Doch nicht nur die Identität, auch die Geschäftspraktiken des tatsächlichen oder vermeintlichen Geschäftsführers von Aporisk stehen weiter zur Debatte: Über den bereits durch das Landgericht Lübeck bestätigten Fall hinaus liegen weitere Indizien dafür vor, dass Aporisk Kunden über die tatsächliche Höhe von Versicherungsleistungen getäuscht haben könnte. So bewirbt Aporisk unter dem Namen „PharmaRisk Fixum“ einen Inventar- und Haftpflichtschutz, bei dem als Risikoträger ebenfalls die Helvetia benannt ist und dessen Leistungsinhalte große Fragen aufwerfen.
So bewirbt Aporisk unter Nennung der Helvetia mehrere Leistungen, die sich in den einschlägigen Bedingungswerken so nicht wiederfinden: eine Versicherung des Verderbs von Medikamenten bei Ausfall von Kühlschränken pauschal bis 750.000 Euro pro Versicherungsfall ohne weitere Einschränkungen wird da beispielsweise angepriesen, während im Sideletter der Helvetia zur Rahmenvereinbarung mit Aporisk nur die Rede von 150.000 Euro je Versicherungsfall ist. In einem Angebotsschreiben von Aporisk, das APOTHEKE ADHOC vorliegt, bewirbt das Maklerunternehmen außerdem einen Verzicht auf den Einwand der Leistungskürzung bei grob fahrlässiger Verursachung von Schäden ohne Einschränkung – also bis zu einer Summe von 5 Millionen Euro. Auf der Homepage wiederum ändern sich die Angaben und reichen von 500.000 bis 1 Million Euro. Und was steht in der Zusatzvereinbarung mit der Helvetia? Hier ist die Rede von 50.000 Euro.

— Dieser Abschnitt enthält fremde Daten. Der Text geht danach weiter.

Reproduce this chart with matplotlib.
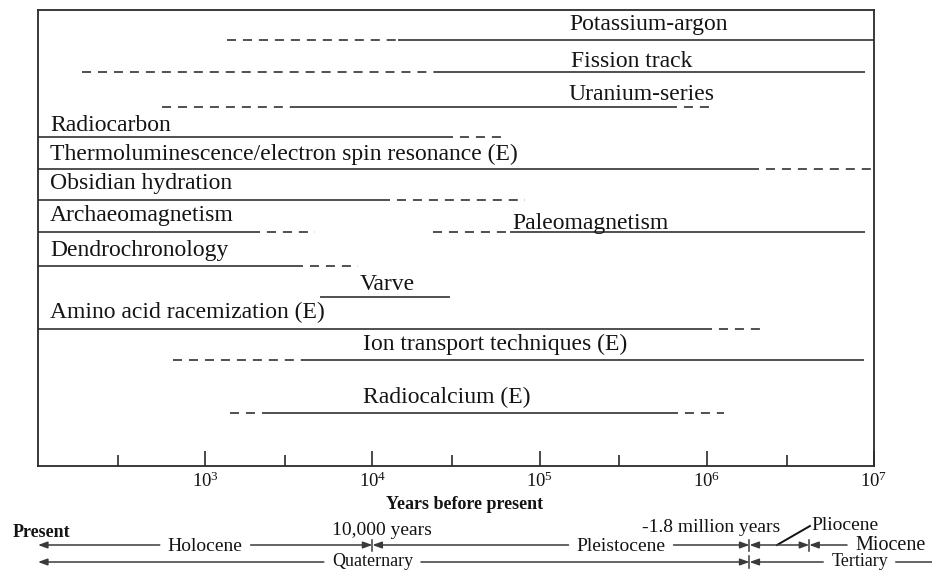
import matplotlib
matplotlib.use("Agg")
import matplotlib.pyplot as plt
import matplotlib.transforms as mtransforms

plt.rcParams['font.family'] = ['Liberation Serif', 'DejaVu Serif']
plt.rcParams['mathtext.fontset'] = 'custom'
plt.rcParams['mathtext.rm'] = 'Liberation Serif'
plt.rcParams['mathtext.it'] = 'Liberation Serif:italic'
plt.rcParams['mathtext.bf'] = 'Liberation Serif:bold'
plt.rcParams['lines.scale_dashes'] = False

# ---------------- data (years before present) ----------------
methods = ["Potassium-argon", "Fission track", "Uranium-series", "Radiocarbon",
           "Thermoluminescence/electron spin resonance (E)", "Obsidian hydration",
           "Archaeomagnetism", "Paleomagnetism", "Dendrochronology", "Varve",
           "Amino acid racemization (E)", "Ion transport techniques (E)",
           "Radiocalcium (E)"]
solid_start = [14200, 24700, 3350, 100, 100, 100, 100, 66500, 100, 4860, 100, 4120, 2340]
solid_end = [1e7, 8.8e6, 6.64e5, 30300, 2.05e6, 12700, 2130, 8.8e6, 3850, 29100, 1.07e6, 8.7e6, 6.73e5]
dash_lead_start = [1350, 183, 552, None, None, None, None, 23000, None, None, None, 641, 1410]
dash_tail_end = [None, None, 1.09e6, 64000, 1e7, 82000, 4540, None, 8200, None, 2.26e6, None, 1.27e6]

major_ticks = [1e3, 1e4, 1e5, 1e6, 1e7]
major_labels = [r'$10^{3}$', r'$10^{4}$', r'$10^{5}$', r'$10^{6}$', r'$10^{7}$']
minor_ticks = [3e2, 3e3, 3e4, 3e5, 3e6]

present_age = 100
holocene_end = 1e4
pleistocene_end = 1.8e6
pliocene_end = 4.1e6
x_min, x_max = 100, 1e7

# ---------------- layout ----------------
W, H = 932, 570
ax_left_px, ax_right_px, ax_top_px, ax_bot_px = 38, 874, 10, 466
row_y = [40, 72, 107, 137, 169, 200, 232, 232, 266, 297, 329, 360, 413]
label_x = [0.635, 0.6376, 0.635, 0.0144, 0.0144, 0.0144, 0.0144, 0.567, 0.0144,
           0.4175, 0.0144, 0.3888, 0.3888]
label_ha = ['left'] * 9 + ['center'] + ['left'] * 3
label_base = [30, 67, 100, 131, 160, 189, 221, 229, 256, 290, 318, 350, 403]

line_color = '#3a3a3a'
text_color = '#141414'
line_w = 1.25
dash_style = (0, (6.5, 5.0))
dash_style_gap = (6.5, (6.5, 5.0))

fig = plt.figure(figsize=(W / 100, H / 100), dpi=100)
ax = fig.add_axes([ax_left_px / W, 1 - ax_bot_px / H,
                   (ax_right_px - ax_left_px) / W, (ax_bot_px - ax_top_px) / H])
ax.set_xscale('log')
ax.set_xlim(x_min, x_max)
ax.set_ylim(ax_bot_px, ax_top_px)
ax.set_yticks([])
for s in ax.spines.values():
    s.set_linewidth(1.3)
    s.set_color('#2a2a2a')

ax.set_xticks(major_ticks, labels=major_labels)
ax.set_xticks(minor_ticks, minor=True)
ax.xaxis.set_minor_formatter(plt.NullFormatter())
ax.tick_params(axis='x', which='major', direction='in', length=11, width=1.2,
               colors='#2a2a2a', labelsize=13.5, pad=4.0, labelcolor=text_color)
ax.tick_params(axis='x', which='minor', direction='in', length=8, width=1.2,
               colors='#2a2a2a')

lab_tr = mtransforms.blended_transform_factory(ax.transAxes, ax.transData)
for i, name in enumerate(methods):
    y = row_y[i]
    ax.plot([solid_start[i], solid_end[i]], [y, y], color=line_color, lw=line_w,
            solid_capstyle='butt')
    if dash_lead_start[i] is not None:
        ax.plot([dash_lead_start[i], solid_start[i]], [y, y], color=line_color,
                lw=line_w, linestyle=dash_style, dash_capstyle='butt')
    if dash_tail_end[i] is not None:
        ax.plot([solid_end[i], dash_tail_end[i]], [y, y], color=line_color,
                lw=line_w, linestyle=dash_style_gap, dash_capstyle='butt')
    ax.text(label_x[i], label_base[i], name, transform=lab_tr, ha=label_ha[i],
            va='baseline', fontsize=17, color=text_color)

# ---------------- bottom: axis title and geologic time ----------------
ax.text(35800, 509, 'Years before present', ha='center', va='baseline',
        fontsize=13, fontweight='bold', color=text_color, clip_on=False)
ax.text(70.8, 537, 'Present', ha='left', va='baseline', fontsize=13,
        fontweight='bold', color=text_color, clip_on=False)
ax.text(11400, 535, '10,000 years', ha='center', va='baseline', fontsize=14,
        color=text_color, clip_on=False)
ax.text(1.06e6, 532, '-1.8 million years', ha='center', va='baseline', fontsize=14,
        color=text_color, clip_on=False)
ax.text(4.2e6, 530, 'Pliocene', ha='left', va='baseline', fontsize=14,
        color=text_color, clip_on=False)

row1, row2 = 545, 562
t_hol = ax.text(1000, 551, 'Holocene', ha='center', va='baseline', fontsize=14, color=text_color)
t_ple = ax.text(3.07e5, 551, 'Pleistocene', ha='center', va='baseline', fontsize=14, color=text_color)
t_mio = ax.text(7.7e6, 550, 'Miocene', ha='left', va='baseline', fontsize=14.5, color=text_color)
t_qua = ax.text(1e4, 566, 'Quaternary', ha='center', va='baseline', fontsize=13, color=text_color)
t_ter = ax.text(8.2e6, 566, 'Tertiary', ha='center', va='baseline', fontsize=13, color=text_color)
for t in (t_hol, t_ple, t_mio, t_qua, t_ter):
    t.set_clip_on(False)

fig.canvas.draw()
renderer = fig.canvas.get_renderer()
inv = ax.transData.inverted()
GAP = 8


def ext(t):
    bb = t.get_window_extent(renderer)
    a = inv.transform((bb.x0 - GAP, bb.y0))[0]
    b = inv.transform((bb.x1 + GAP, bb.y0))[0]
    return a, b


def arrow(x_from, x_to, y):
    ax.annotate('', xy=(x_to, y), xytext=(x_from, y), xycoords='data',
                annotation_clip=False,
                arrowprops=dict(arrowstyle='-|>,head_length=0.55,head_width=0.2',
                                lw=1.1, color=line_color, shrinkA=0, shrinkB=0,
                                mutation_scale=10))


def tick(x, y0, y1):
    ax.plot([x, x], [y0, y1], color=line_color, lw=1.1, clip_on=False)


a, b = ext(t_hol)
arrow(a, present_age, row1)
arrow(b, holocene_end, row1)
a, b = ext(t_ple)
arrow(a, holocene_end, row1)
arrow(b, pleistocene_end, row1)
plio_mid = 2.63e6
arrow(plio_mid, pleistocene_end, row1)
arrow(plio_mid, pliocene_end, row1)
ax.plot([plio_mid, 4.14e6], [row1, 526], color='#111111', lw=1.4, clip_on=False)
a, b = ext(t_mio)
arrow(a, pliocene_end, row1)
for xb in (holocene_end, pleistocene_end, pliocene_end):
    tick(xb, row1 - 5.5, row1 + 5.5)

a, b = ext(t_qua)
arrow(a, present_age, row2)
arrow(b, pleistocene_end, row2)
a, b = ext(t_ter)
arrow(a, pleistocene_end, row2)
ax.plot([b, 2.3e7], [row2, row2], color=line_color, lw=1.1, clip_on=False)
tick(pleistocene_end, row2 - 6, row2 + 6)

fig.savefig('out.png', dpi=100)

Ebenso sieht es bei Retaxationen aus: Hier wirbt Aporisk mit der Möglichkeit einer pauschalen Versicherung bis 1 Million Euro und ohne Zuschlag bis 60.000 Euro. Die Helvetia-Vereinbarung hingegen umfasst nur 60.000 Euro bei Zuzahlung. Ähnliche Vorwürfe stehen mit Blick auf Policen mit dem anderen von Aporisk vermittelten Risikoträger Basler im Raum. Sollten sie ebenfalls zutreffen, könnte das schlimmstenfalls für betroffene Apotheken gravierende Folgen haben: Versicherungsleistungen wären bei weitem nicht in dem Maße abgedeckt, von dem sie ausgehen und wie es ihnen versprochen wurde.
*Anm. d. Redaktion: In einer früheren Version des Artikels hieß es, Seyfettin Günder sei der Neffe von Arslan Günder und zwischen 40 und 50 Jahren alt. Aporisk stellte daraufhin klar, Seyfettin Günder sei 57 Jahre alt und der Sohn von Arslan Günder, der nicht gesundheitlich beeinträchtigt sei, ihm aber eine Vollmacht zur Vertretung in allen geschäftlichen Belangen ausgestellt habe.